Homemade Apple Butter | See in this post how I make my apple butter step-by-step.

Jar of apple butter sitting on white dish towel with some a couple of apples.

I don’t know about y’all, but I grew up eating Homemade Apple Butter. As a child, one of my favorite things was to dig into was mom’s, fresh out of the oven, homemade biscuits with a block of sharp cheddar cheese and a jar of homemade apple butter.  It never grows old…I still love to eat it.

I always make homemade apple butter when I do my homemade applesauce.  While I’m canning the applesauce the apple butter is in my roaster oven simmering away.  The bonus of this is the delightful aromas of mixed spices wafting throughout the house.  It smells amazing!  The recipe I’m sharing was my precious nanaw’s recipe.  I think of her and smile every time I make it.

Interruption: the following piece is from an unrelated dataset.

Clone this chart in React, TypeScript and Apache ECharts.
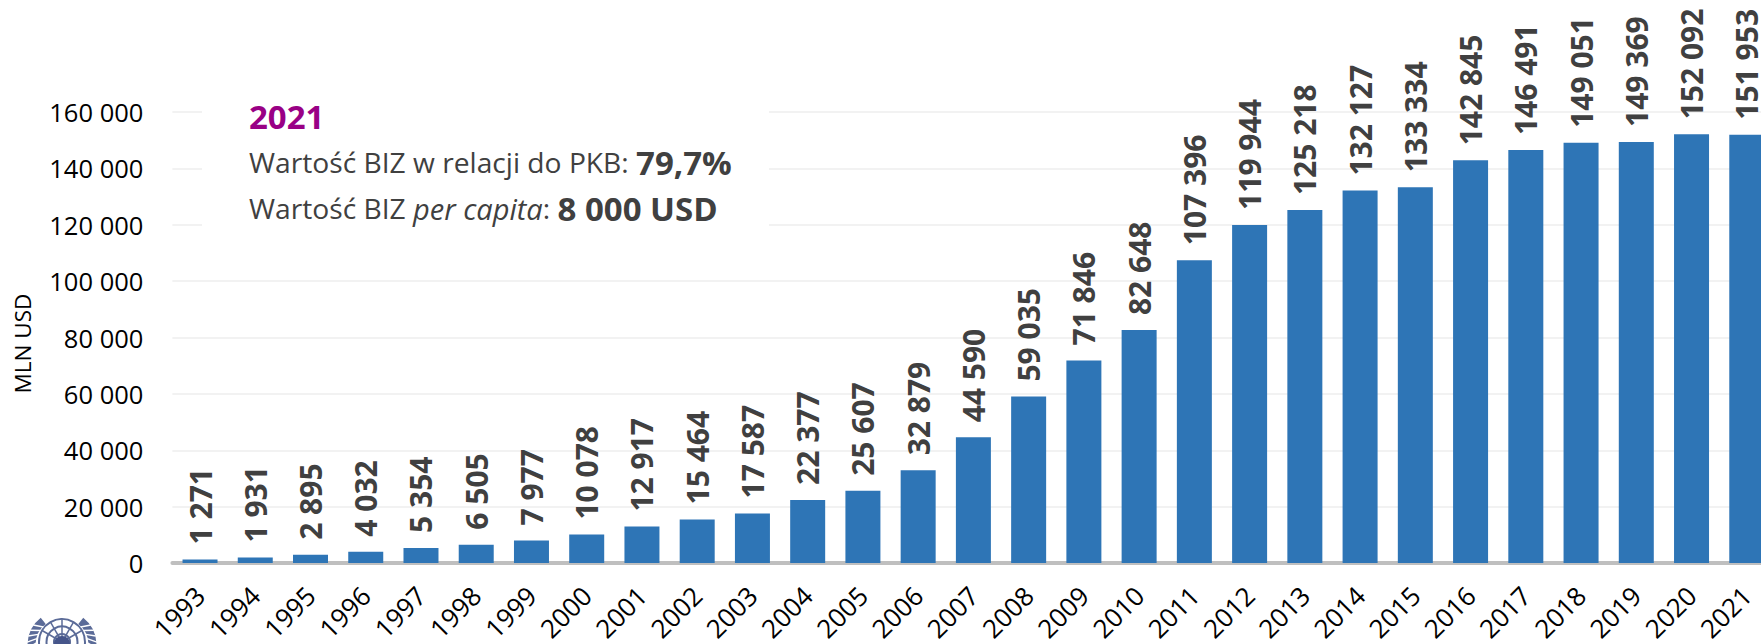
import React, { useEffect, useRef } from "react";
import * as echarts from "echarts";

const years = ["1993","1994","1995","1996","1997","1998","1999","2000","2001","2002","2003","2004","2005","2006","2007","2008","2009","2010","2011","2012","2013","2014","2015","2016","2017","2018","2019","2020","2021"];
const values = [1271,1931,2895,4032,5354,6505,7977,10078,12917,15464,17587,22377,25607,32879,44590,59035,71846,82648,107396,119944,125218,132127,133334,142845,146491,149051,149369,152092,151953];
const insetTitle = "2021";
const insetShare = ["Wartość BIZ w relacji do PKB: ", "79,7%"];
const insetPerCapita = ["Wartość BIZ ", "per capita", ": ", "8 000 USD"];
const axisName = "MLN USD";

const FONT = "'Open Sans', sans-serif";
const fmt = (v: number) => String(v).replace(/\B(?=(\d{3})+(?!\d))/g, " ");
const LOGO = "#5b6b98";

function logo(): any[] {
  const cx = 62, cy = 642;
  const out: any[] = [];
  [8, 15.5, 23].forEach((r) =>
    out.push({ type: "circle", shape: { cx, cy, r }, style: { fill: "none", stroke: LOGO, lineWidth: 2 } })
  );
  [-60, -30, 0, 30, 60].forEach((d) => {
    const a = (d * Math.PI) / 180;
    out.push({ type: "line", shape: { x1: cx, y1: cy, x2: cx + 23 * Math.sin(a), y2: cy - 23 * Math.cos(a) }, style: { stroke: LOGO, lineWidth: 1.5 } });
  });
  out.push({ type: "circle", shape: { cx, cy: cy + 2, r: 8 }, style: { fill: "#46558a" } });
  const wy = 645, wr = 30.5;
  out.push({
    type: "arc",
    shape: { cx, cy: wy, r: wr, startAngle: (-52 * Math.PI) / 180, endAngle: 0, clockwise: true },
    style: { fill: "none", stroke: LOGO, lineWidth: 8 },
  });
  out.push({
    type: "arc",
    shape: { cx, cy: wy, r: wr, startAngle: Math.PI, endAngle: (232 * Math.PI) / 180, clockwise: true },
    style: { fill: "none", stroke: LOGO, lineWidth: 8 },
  });
  [-1, 1].forEach((s) => {
    for (let i = 0; i < 5; i++) {
      const a = ((46 + i * 10) * Math.PI) / 180;
      const a2 = a + 0.16;
      out.push({
        type: "line",
        shape: {
          x1: cx + s * 26 * Math.sin(a),
          y1: wy - 26 * Math.cos(a),
          x2: cx + s * 35 * Math.sin(a2),
          y2: wy - 35 * Math.cos(a2),
        },
        style: { stroke: "#ffffff", lineWidth: 1.4 },
      });
    }
  });
  return out;
}

export default function App() {
  const ref = useRef<HTMLDivElement>(null);
  useEffect(() => {
    document.body.style.margin = "0";
    const chart = echarts.init(ref.current!, undefined, { renderer: "svg" });
    chart.setOption({
      animation: false,
      backgroundColor: "#ffffff",
      textStyle: { fontFamily: FONT },
      grid: { left: 172.4, top: 112, width: 1602, height: 451, containLabel: false, outerBoundsMode: "none" },
      xAxis: {
        type: "category",
        data: years,
        axisLine: { lineStyle: { color: "#bfbfbf", width: 4 } },
        axisTick: { show: false },
        axisLabel: { rotate: 45, interval: 0, fontSize: 26, color: "#000000", margin: 28, fontFamily: FONT },
      },
      yAxis: {
        type: "value",
        min: 0,
        max: 160000,
        interval: 20000,
        name: axisName,
        nameLocation: "middle",
        nameGap: 138,
        nameTextStyle: { fontSize: 22.5, color: "#000000", fontFamily: FONT, padding: [0, 12, 0, 0] },
        axisLine: { show: false },
        axisTick: { show: false },
        splitLine: { lineStyle: { color: "#f2f2f2", width: 2 } },
        axisLabel: { fontSize: 25.5, color: "#000000", margin: 29, formatter: (v: number) => fmt(v), fontFamily: FONT },
      },
      series: [
        {
          type: "bar",
          data: values,
          barWidth: 35,
          itemStyle: { color: "#2e75b6" },
          label: {
            show: true,
            position: "top",
            rotate: 90,
            align: "left",
            verticalAlign: "middle",
            distance: 15,
            fontSize: 30,
            fontWeight: 700,
            color: "#404040",
            fontFamily: FONT,
            formatter: (p: any) => fmt(p.value),
          },
        },
      ],
      graphic: [
        { type: "rect", z: 10, shape: { x: 202, y: 95, width: 567, height: 138 }, style: { fill: "#ffffff" } },
        {
          type: "text", z: 11, x: 249, y: 116,
          style: { text: insetTitle, fontFamily: FONT, fontSize: 33, fontWeight: 700, fill: "#990085", verticalAlign: "middle" },
        },
        {
          type: "text", z: 11, x: 249, y: 162,
          style: {
            text: `{a|${insetShare[0]}}{b|${insetShare[1]}}`,
            verticalAlign: "middle",
            rich: {
              a: { fontFamily: FONT, fontSize: 28.2, fill: "#404040", color: "#404040" },
              b: { fontFamily: FONT, fontSize: 33, fontWeight: 700, fill: "#404040", color: "#404040" },
            },
          },
        },
        {
          type: "text", z: 11, x: 249, y: 208,
          style: {
            text: `{a|${insetPerCapita[0]}}{i|${insetPerCapita[1]}}{a|${insetPerCapita[2]}}{b|${insetPerCapita[3]}}`,
            verticalAlign: "middle",
            rich: {
              a: { fontFamily: FONT, fontSize: 28.2, fill: "#404040", color: "#404040" },
              i: { fontFamily: FONT, fontSize: 29, fontStyle: "italic", fill: "#404040", color: "#404040" },
              b: { fontFamily: FONT, fontSize: 33, fontWeight: 700, fill: "#404040", color: "#404040" },
            },
          },
        },
        { type: "group", z: 11, children: logo() },
      ],
    });
    return () => chart.dispose();
  }, []);
  return <div ref={ref} style={{ width: 1761, height: 644 }} />;
}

If you have read my applesauce post here, I promised you I would explain the cooked apple cores on the bottom shelf of the cart.

Here’s the deal – I use apple cores to make my apple butter.  Before you think whatever it is you’re thinking let me explain.  One of my very smart sisters-in-law showed me this technique, and I have since been doing it for years now. The apple cores are run through the food mill after they’re cooked, the seeds and stems are separated from the sauce.  If any little specs make it through, they are not seen since apple butter is dark in color. You might be thinking you’ll pass on this idea, but before you do let me tell you that I got 25 pints of apple butter from 3 bushels of apple cores.  THAT’S a lot!  And…it would have all gone to waste. I like my applesauce to look pretty (we eat with our eyes first). In doing it this way, my applesauce is nice and spec-free, BUT if a spec makes its way into the apple butter I don’t see it since it’s seasoned with spices that make it turn it dark in the cooking process.  Waste not, want not, right!?

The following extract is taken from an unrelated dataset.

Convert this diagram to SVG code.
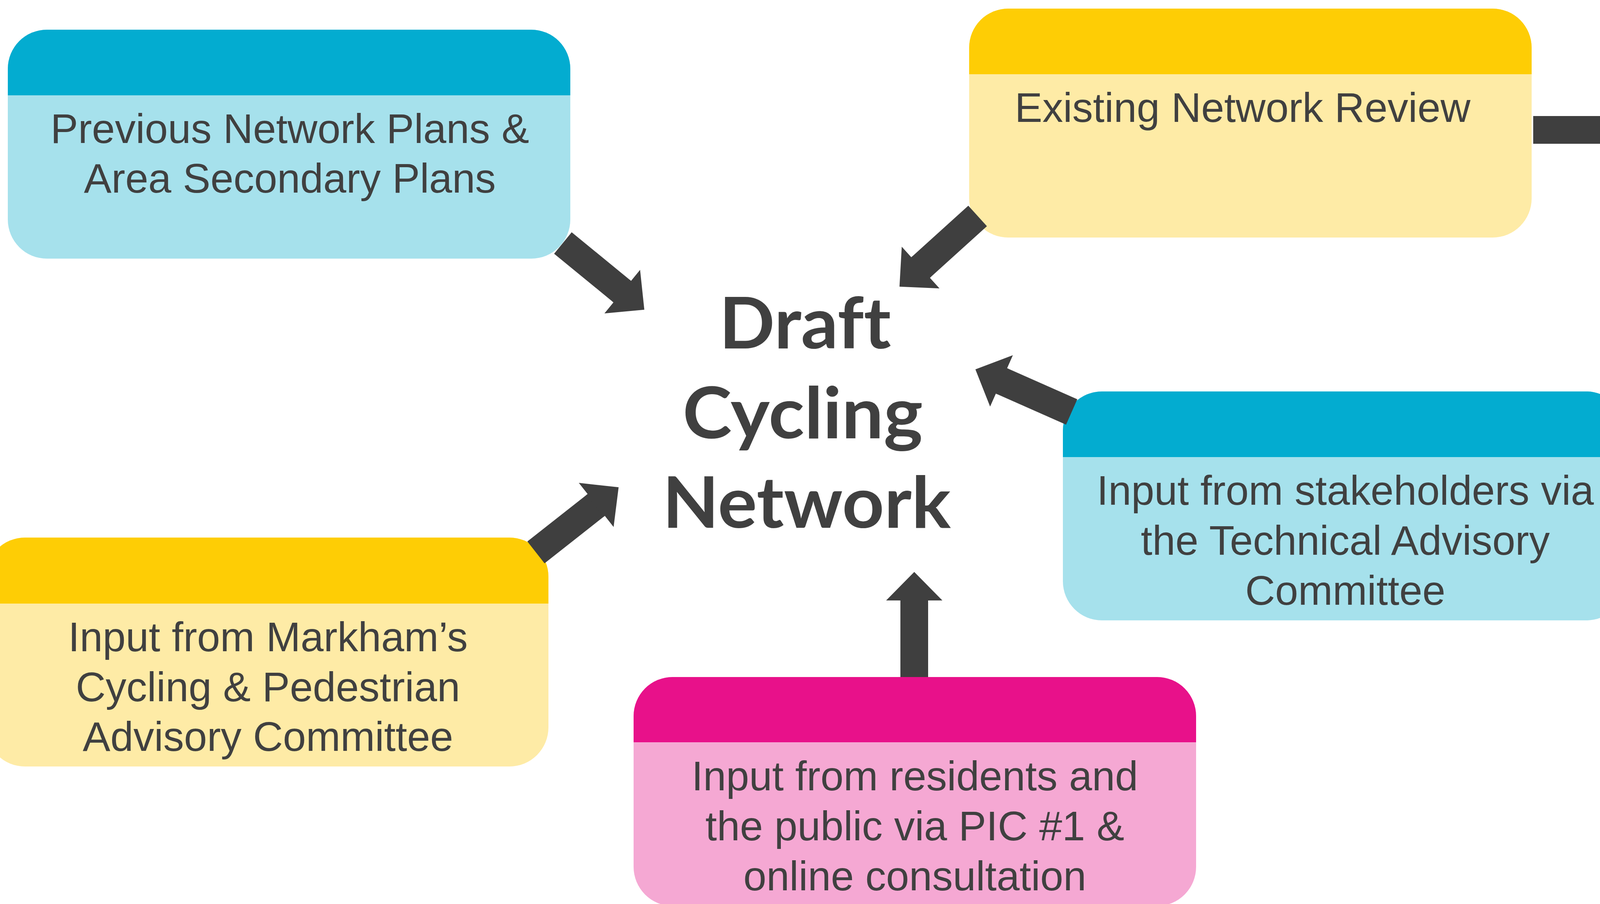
<svg xmlns="http://www.w3.org/2000/svg" width="4141" height="2314" viewBox="0 0 4141 2314">
  <style>
    .lbl { font-family: "Liberation Sans", Arial, sans-serif; font-size: 106px; fill: #404040; text-anchor: middle; }
    .title { font-family: Lato, "Open Sans", "Noto Sans", sans-serif; font-weight: 700; font-size: 182px; fill: #404040; text-anchor: middle; font-variant-ligatures: none; font-feature-settings: "liga" 0; }
    .arrow { fill: none; stroke: #3f3f3f; stroke-width: 71; stroke-linecap: butt; marker-end: url(#head); }
    .blue-h { fill: #03acd0; } .blue-b { fill: #a6e1ec; }
    .yel-h { fill: #fecd05; } .yel-b { fill: #feeba6; }
    .pink-h { fill: #e8118a; } .pink-b { fill: #f5a8d3; }
  </style>
  <defs>
    <marker id="head" markerUnits="userSpaceOnUse" viewBox="-4 -72 77 144" refX="0" refY="0" markerWidth="77" markerHeight="144" orient="auto" overflow="visible">
      <path d="M0,-72 L73,0 L0,72 Z M-4,-35.5 H1 V35.5 H-4 Z" fill="#3f3f3f"/>
    </marker>
  </defs>
  <rect width="4141" height="2314" fill="#ffffff"/>

  <g id="node-previous-plans">
    <rect class="blue-b" x="20" y="76" width="1440" height="586" rx="100" ry="100"/>
    <path class="blue-h" d="M20,244 V176 A100,100 0 0 1 120,76 H1360 A100,100 0 0 1 1460,176 V244 Z"/>
    <text class="lbl" x="742" y="366">Previous Network Plans &amp;</text>
    <text class="lbl" x="742" y="493">Area Secondary Plans</text>
  </g>

  <g id="node-existing-review">
    <rect class="yel-b" x="2481" y="22" width="1440" height="586" rx="100" ry="100"/>
    <path class="yel-h" d="M2481,190 V122 A100,100 0 0 1 2581,22 H3821 A100,100 0 0 1 3921,122 V190 Z"/>
    <text class="lbl" x="3181" y="312">Existing Network Review</text>
  </g>

  <g id="node-tac">
    <rect class="blue-b" x="2721" y="1002" width="1440" height="586" rx="100" ry="100"/>
    <path class="blue-h" d="M2721,1170 V1102 A100,100 0 0 1 2821,1002 H4061 A100,100 0 0 1 4161,1102 V1170 Z"/>
    <text class="lbl" x="3444" y="1292">Input from stakeholders via</text>
    <text class="lbl" x="3444" y="1420">the Technical Advisory</text>
    <text class="lbl" x="3444" y="1548">Committee</text>
  </g>

  <g id="node-markham-committee">
    <rect class="yel-b" x="-36" y="1376" width="1440" height="586" rx="100" ry="100"/>
    <path class="yel-h" d="M-36,1545 V1476 A100,100 0 0 1 64,1376 H1304 A100,100 0 0 1 1404,1476 V1545 Z"/>
    <text class="lbl" x="686" y="1667">Input from Markham’s</text>
    <text class="lbl" x="686" y="1795">Cycling &amp; Pedestrian</text>
    <text class="lbl" x="686" y="1922">Advisory Committee</text>
  </g>

  <g id="node-residents">
    <rect class="pink-b" x="1622" y="1733" width="1440" height="586" rx="100" ry="100"/>
    <path class="pink-h" d="M1622,1900 V1833 A100,100 0 0 1 1722,1733 H2962 A100,100 0 0 1 3062,1833 V1900 Z"/>
    <text class="lbl" x="2342" y="2023">Input from residents and</text>
    <text class="lbl" x="2342" y="2151">the public via PIC #1 &amp;</text>
    <text class="lbl" x="2342" y="2279">online consultation</text>
  </g>

  <g id="node-draft-network">
    <text class="title" x="2061" y="892" textLength="440" lengthAdjust="spacingAndGlyphs">Draft</text>
    <text class="title" x="2055" y="1122" textLength="615" lengthAdjust="spacingAndGlyphs">Cycling</text>
    <text class="title" x="2065" y="1351" textLength="738" lengthAdjust="spacingAndGlyphs">Network</text>
  </g>

  <g id="connectors">
    <path class="arrow" d="M1441,622 L1593,746.5"/>
    <path class="arrow" d="M2502.7,552.8 L2356.8,684.8"/>
    <path class="arrow" d="M2743.5,1054.5 L2563.8,975"/>
    <path class="arrow" d="M1372,1414 L1526.3,1292.5"/>
    <path class="arrow" d="M2340.5,1733 L2340.5,1537"/>
    <path class="arrow" d="M3925,332.5 L4122,332.5"/>
  </g>
</svg>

Homemade Apple Butter: The process…

Here are the cores beginning to cook.

A commercial pot full of cooked apple cores ready for apple butter.

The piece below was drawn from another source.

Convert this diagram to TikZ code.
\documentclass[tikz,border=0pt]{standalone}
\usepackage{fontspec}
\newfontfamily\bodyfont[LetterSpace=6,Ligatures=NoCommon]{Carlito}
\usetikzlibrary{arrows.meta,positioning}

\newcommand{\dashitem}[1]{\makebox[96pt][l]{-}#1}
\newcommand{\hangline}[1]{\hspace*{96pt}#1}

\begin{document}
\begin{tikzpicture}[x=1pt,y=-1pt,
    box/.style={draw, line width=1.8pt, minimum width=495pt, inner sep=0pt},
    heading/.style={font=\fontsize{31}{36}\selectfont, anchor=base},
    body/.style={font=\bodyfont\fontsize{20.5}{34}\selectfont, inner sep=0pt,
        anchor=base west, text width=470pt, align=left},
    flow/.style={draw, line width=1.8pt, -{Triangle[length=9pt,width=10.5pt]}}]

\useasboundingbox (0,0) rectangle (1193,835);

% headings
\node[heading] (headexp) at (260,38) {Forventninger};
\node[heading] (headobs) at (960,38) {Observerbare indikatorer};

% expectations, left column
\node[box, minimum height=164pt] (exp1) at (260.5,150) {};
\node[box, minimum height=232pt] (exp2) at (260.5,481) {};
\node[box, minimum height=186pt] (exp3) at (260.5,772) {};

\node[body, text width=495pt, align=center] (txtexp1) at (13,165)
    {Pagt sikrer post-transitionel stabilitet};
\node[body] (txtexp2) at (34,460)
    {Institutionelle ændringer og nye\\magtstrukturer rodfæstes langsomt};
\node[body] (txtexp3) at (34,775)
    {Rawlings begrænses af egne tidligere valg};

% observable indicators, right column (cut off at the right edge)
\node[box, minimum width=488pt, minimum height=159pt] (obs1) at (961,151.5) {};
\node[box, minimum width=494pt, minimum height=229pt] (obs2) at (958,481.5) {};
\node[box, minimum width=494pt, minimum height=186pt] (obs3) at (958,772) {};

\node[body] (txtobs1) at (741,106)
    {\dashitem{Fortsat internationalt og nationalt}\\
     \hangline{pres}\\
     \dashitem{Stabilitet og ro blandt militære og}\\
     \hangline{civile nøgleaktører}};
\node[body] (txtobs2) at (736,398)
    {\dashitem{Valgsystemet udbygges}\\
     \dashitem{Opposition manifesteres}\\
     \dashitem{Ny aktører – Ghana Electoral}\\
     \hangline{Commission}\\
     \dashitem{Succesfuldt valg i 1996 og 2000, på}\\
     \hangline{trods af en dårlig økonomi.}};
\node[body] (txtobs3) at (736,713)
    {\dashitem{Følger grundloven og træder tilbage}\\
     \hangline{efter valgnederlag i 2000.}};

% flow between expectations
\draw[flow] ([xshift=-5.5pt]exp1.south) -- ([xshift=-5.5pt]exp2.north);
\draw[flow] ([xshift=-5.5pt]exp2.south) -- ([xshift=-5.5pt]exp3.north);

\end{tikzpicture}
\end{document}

Here are the cores beginning to cook.

A commercial pot full of cooked apple cores ready for apple butter.

This is after they’ve been dipped out of the steam pot and into the pan…ready for the food mill.

A 5-gallon bucket filled with homemade applesauce ready for making apple butter.

And, here’s what’s left of the cores after being run through the mill.  Can you believe it!  Who knew those little ole’ cores would yield that kind of sauce.

A large roaster oven filled with simmering apple butter.

I pour the applesauce into my roaster oven and then add brown sugar, cinnamon, cloves, and allspice.  So simple!  You will let this simmer for 3 hours.  Cook slowly until it’s thick enough to round up on a spoon.  Be sure to stir often.  If it becomes to thick you can add water or apple juice to thin.  If you do not have a roaster oven, a black enamel turkey roasting pan works great in the oven. They no longer make my roaster oven, but this one from Amazon is similar to what I have.

Ball jars filled with homemade apple butter - ready for the shelves.

Next, fill clean warm ball mason jars with the apple butter and process in a boiling-water canner for 10 minutes.   Perfection in a jar!

And a little FYI – a jar of this makes a great gift for the holidays.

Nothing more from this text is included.